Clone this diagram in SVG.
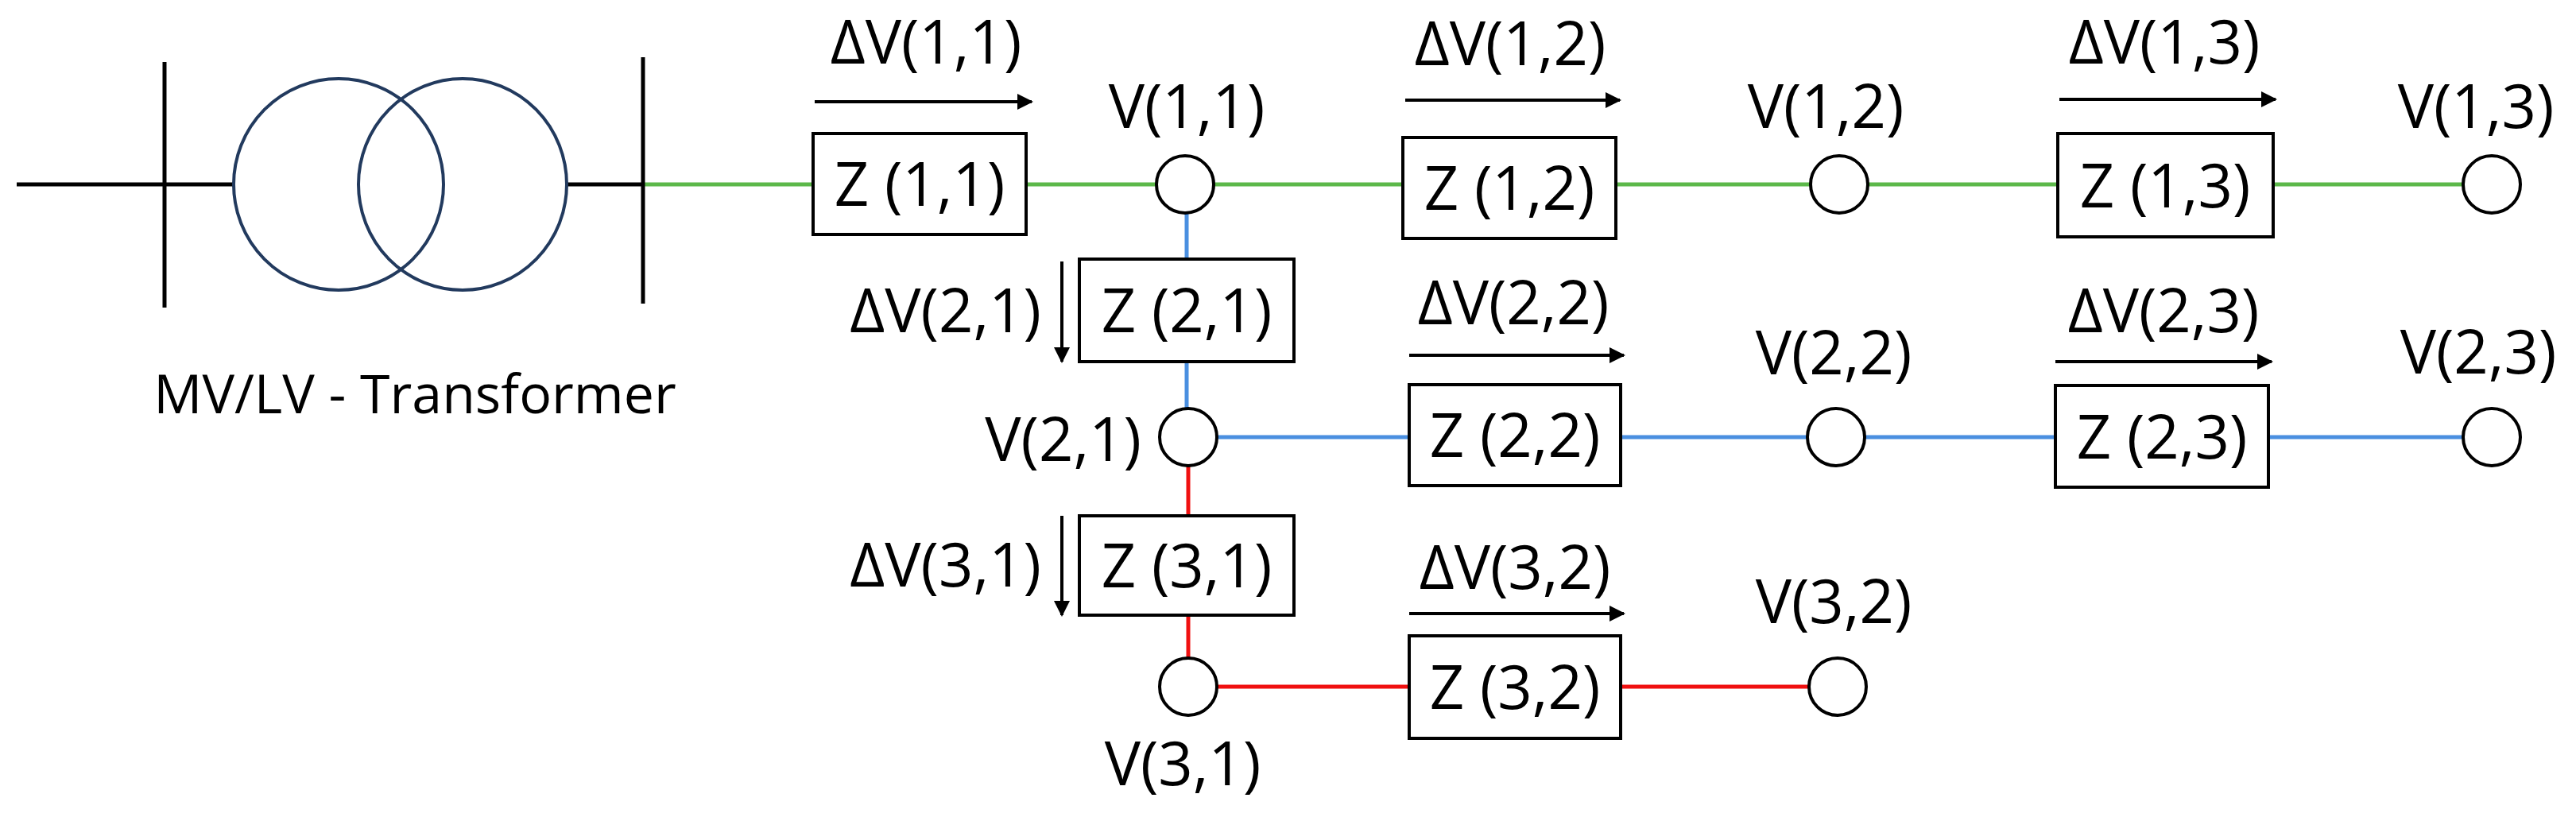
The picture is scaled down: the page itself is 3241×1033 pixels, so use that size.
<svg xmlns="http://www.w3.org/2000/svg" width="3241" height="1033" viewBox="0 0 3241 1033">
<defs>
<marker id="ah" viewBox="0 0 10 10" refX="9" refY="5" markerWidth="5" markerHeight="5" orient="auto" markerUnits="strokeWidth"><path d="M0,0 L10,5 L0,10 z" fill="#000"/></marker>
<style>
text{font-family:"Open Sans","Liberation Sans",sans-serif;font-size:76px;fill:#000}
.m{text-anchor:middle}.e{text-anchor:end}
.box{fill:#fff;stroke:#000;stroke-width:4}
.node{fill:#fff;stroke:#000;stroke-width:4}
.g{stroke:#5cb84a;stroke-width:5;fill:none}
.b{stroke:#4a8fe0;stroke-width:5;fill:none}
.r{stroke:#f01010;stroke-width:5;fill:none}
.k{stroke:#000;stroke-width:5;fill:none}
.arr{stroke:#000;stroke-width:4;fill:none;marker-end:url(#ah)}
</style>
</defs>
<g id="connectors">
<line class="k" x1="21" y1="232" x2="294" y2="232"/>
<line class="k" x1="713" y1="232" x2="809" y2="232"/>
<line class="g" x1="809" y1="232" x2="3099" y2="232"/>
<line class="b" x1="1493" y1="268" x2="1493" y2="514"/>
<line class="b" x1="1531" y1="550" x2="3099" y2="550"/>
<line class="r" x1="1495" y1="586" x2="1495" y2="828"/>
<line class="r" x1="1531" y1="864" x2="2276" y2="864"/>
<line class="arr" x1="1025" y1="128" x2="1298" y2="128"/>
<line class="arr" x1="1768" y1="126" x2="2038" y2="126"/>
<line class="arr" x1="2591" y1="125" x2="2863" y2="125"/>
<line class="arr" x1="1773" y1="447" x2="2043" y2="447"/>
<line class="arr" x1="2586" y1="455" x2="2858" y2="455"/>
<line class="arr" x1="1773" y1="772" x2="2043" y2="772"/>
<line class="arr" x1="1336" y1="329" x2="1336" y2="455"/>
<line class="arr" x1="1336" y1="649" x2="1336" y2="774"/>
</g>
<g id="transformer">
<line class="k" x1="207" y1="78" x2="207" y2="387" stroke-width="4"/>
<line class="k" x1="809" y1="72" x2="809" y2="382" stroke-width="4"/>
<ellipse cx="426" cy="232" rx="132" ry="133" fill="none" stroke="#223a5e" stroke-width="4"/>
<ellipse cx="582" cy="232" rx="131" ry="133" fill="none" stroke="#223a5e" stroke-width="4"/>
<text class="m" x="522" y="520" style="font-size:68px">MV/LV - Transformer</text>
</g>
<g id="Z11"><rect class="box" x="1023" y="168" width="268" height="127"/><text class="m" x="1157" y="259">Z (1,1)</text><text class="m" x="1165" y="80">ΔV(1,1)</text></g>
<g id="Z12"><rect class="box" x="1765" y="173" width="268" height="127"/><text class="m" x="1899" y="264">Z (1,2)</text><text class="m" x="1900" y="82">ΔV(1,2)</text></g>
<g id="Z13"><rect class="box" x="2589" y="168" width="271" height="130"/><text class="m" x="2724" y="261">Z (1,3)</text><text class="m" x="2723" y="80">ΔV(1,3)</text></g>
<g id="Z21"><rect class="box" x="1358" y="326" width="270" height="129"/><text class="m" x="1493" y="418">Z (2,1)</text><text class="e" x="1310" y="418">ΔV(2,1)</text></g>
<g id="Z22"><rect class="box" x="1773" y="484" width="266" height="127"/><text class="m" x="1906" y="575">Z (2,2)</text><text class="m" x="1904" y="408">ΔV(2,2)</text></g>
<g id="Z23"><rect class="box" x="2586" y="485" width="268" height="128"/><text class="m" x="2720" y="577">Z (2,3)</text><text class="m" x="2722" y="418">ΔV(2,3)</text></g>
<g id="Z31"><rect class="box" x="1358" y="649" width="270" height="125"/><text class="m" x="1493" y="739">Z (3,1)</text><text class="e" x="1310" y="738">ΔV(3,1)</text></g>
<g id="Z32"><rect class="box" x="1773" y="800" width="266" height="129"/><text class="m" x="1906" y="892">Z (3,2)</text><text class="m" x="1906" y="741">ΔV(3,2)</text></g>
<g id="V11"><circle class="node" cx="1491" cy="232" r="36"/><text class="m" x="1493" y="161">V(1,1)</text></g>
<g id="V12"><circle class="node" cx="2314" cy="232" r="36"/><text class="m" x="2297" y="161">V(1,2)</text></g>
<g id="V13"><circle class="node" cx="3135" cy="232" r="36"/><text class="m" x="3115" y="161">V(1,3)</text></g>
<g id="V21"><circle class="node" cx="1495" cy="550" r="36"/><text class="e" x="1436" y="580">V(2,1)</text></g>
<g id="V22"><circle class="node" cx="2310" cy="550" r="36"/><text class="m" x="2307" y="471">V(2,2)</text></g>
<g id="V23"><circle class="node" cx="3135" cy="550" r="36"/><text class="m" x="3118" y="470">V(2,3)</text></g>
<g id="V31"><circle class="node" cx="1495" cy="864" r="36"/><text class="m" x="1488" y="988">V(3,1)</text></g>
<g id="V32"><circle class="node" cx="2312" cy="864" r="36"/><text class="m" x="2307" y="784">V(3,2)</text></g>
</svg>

───

Aim of the task: Make an exact reproduction of the listing above, without any pictures.

Worked answer:
Clone this diagram in SVG.
The picture is scaled down: the page itself is 3241×1033 pixels, so use that size.
<svg xmlns="http://www.w3.org/2000/svg" width="3241" height="1033" viewBox="0 0 3241 1033">
<defs>
<marker id="ah" viewBox="0 0 10 10" refX="9" refY="5" markerWidth="5" markerHeight="5" orient="auto" markerUnits="strokeWidth"><path d="M0,0 L10,5 L0,10 z" fill="#000"/></marker>
<style>
text{font-family:"Open Sans","Liberation Sans",sans-serif;font-size:76px;fill:#000}
.m{text-anchor:middle}.e{text-anchor:end}
.box{fill:#fff;stroke:#000;stroke-width:4}
.node{fill:#fff;stroke:#000;stroke-width:4}
.g{stroke:#5cb84a;stroke-width:5;fill:none}
.b{stroke:#4a8fe0;stroke-width:5;fill:none}
.r{stroke:#f01010;stroke-width:5;fill:none}
.k{stroke:#000;stroke-width:5;fill:none}
.arr{stroke:#000;stroke-width:4;fill:none;marker-end:url(#ah)}
</style>
</defs>
<g id="connectors">
<line class="k" x1="21" y1="232" x2="294" y2="232"/>
<line class="k" x1="713" y1="232" x2="809" y2="232"/>
<line class="g" x1="809" y1="232" x2="3099" y2="232"/>
<line class="b" x1="1493" y1="268" x2="1493" y2="514"/>
<line class="b" x1="1531" y1="550" x2="3099" y2="550"/>
<line class="r" x1="1495" y1="586" x2="1495" y2="828"/>
<line class="r" x1="1531" y1="864" x2="2276" y2="864"/>
<line class="arr" x1="1025" y1="128" x2="1298" y2="128"/>
<line class="arr" x1="1768" y1="126" x2="2038" y2="126"/>
<line class="arr" x1="2591" y1="125" x2="2863" y2="125"/>
<line class="arr" x1="1773" y1="447" x2="2043" y2="447"/>
<line class="arr" x1="2586" y1="455" x2="2858" y2="455"/>
<line class="arr" x1="1773" y1="772" x2="2043" y2="772"/>
<line class="arr" x1="1336" y1="329" x2="1336" y2="455"/>
<line class="arr" x1="1336" y1="649" x2="1336" y2="774"/>
</g>
<g id="transformer">
<line class="k" x1="207" y1="78" x2="207" y2="387" stroke-width="4"/>
<line class="k" x1="809" y1="72" x2="809" y2="382" stroke-width="4"/>
<ellipse cx="426" cy="232" rx="132" ry="133" fill="none" stroke="#223a5e" stroke-width="4"/>
<ellipse cx="582" cy="232" rx="131" ry="133" fill="none" stroke="#223a5e" stroke-width="4"/>
<text class="m" x="522" y="520" style="font-size:68px">MV/LV - Transformer</text>
</g>
<g id="Z11"><rect class="box" x="1023" y="168" width="268" height="127"/><text class="m" x="1157" y="259">Z (1,1)</text><text class="m" x="1165" y="80">ΔV(1,1)</text></g>
<g id="Z12"><rect class="box" x="1765" y="173" width="268" height="127"/><text class="m" x="1899" y="264">Z (1,2)</text><text class="m" x="1900" y="82">ΔV(1,2)</text></g>
<g id="Z13"><rect class="box" x="2589" y="168" width="271" height="130"/><text class="m" x="2724" y="261">Z (1,3)</text><text class="m" x="2723" y="80">ΔV(1,3)</text></g>
<g id="Z21"><rect class="box" x="1358" y="326" width="270" height="129"/><text class="m" x="1493" y="418">Z (2,1)</text><text class="e" x="1310" y="418">ΔV(2,1)</text></g>
<g id="Z22"><rect class="box" x="1773" y="484" width="266" height="127"/><text class="m" x="1906" y="575">Z (2,2)</text><text class="m" x="1904" y="408">ΔV(2,2)</text></g>
<g id="Z23"><rect class="box" x="2586" y="485" width="268" height="128"/><text class="m" x="2720" y="577">Z (2,3)</text><text class="m" x="2722" y="418">ΔV(2,3)</text></g>
<g id="Z31"><rect class="box" x="1358" y="649" width="270" height="125"/><text class="m" x="1493" y="739">Z (3,1)</text><text class="e" x="1310" y="738">ΔV(3,1)</text></g>
<g id="Z32"><rect class="box" x="1773" y="800" width="266" height="129"/><text class="m" x="1906" y="892">Z (3,2)</text><text class="m" x="1906" y="741">ΔV(3,2)</text></g>
<g id="V11"><circle class="node" cx="1491" cy="232" r="36"/><text class="m" x="1493" y="161">V(1,1)</text></g>
<g id="V12"><circle class="node" cx="2314" cy="232" r="36"/><text class="m" x="2297" y="161">V(1,2)</text></g>
<g id="V13"><circle class="node" cx="3135" cy="232" r="36"/><text class="m" x="3115" y="161">V(1,3)</text></g>
<g id="V21"><circle class="node" cx="1495" cy="550" r="36"/><text class="e" x="1436" y="580">V(2,1)</text></g>
<g id="V22"><circle class="node" cx="2310" cy="550" r="36"/><text class="m" x="2307" y="471">V(2,2)</text></g>
<g id="V23"><circle class="node" cx="3135" cy="550" r="36"/><text class="m" x="3118" y="470">V(2,3)</text></g>
<g id="V31"><circle class="node" cx="1495" cy="864" r="36"/><text class="m" x="1488" y="988">V(3,1)</text></g>
<g id="V32"><circle class="node" cx="2312" cy="864" r="36"/><text class="m" x="2307" y="784">V(3,2)</text></g>
</svg>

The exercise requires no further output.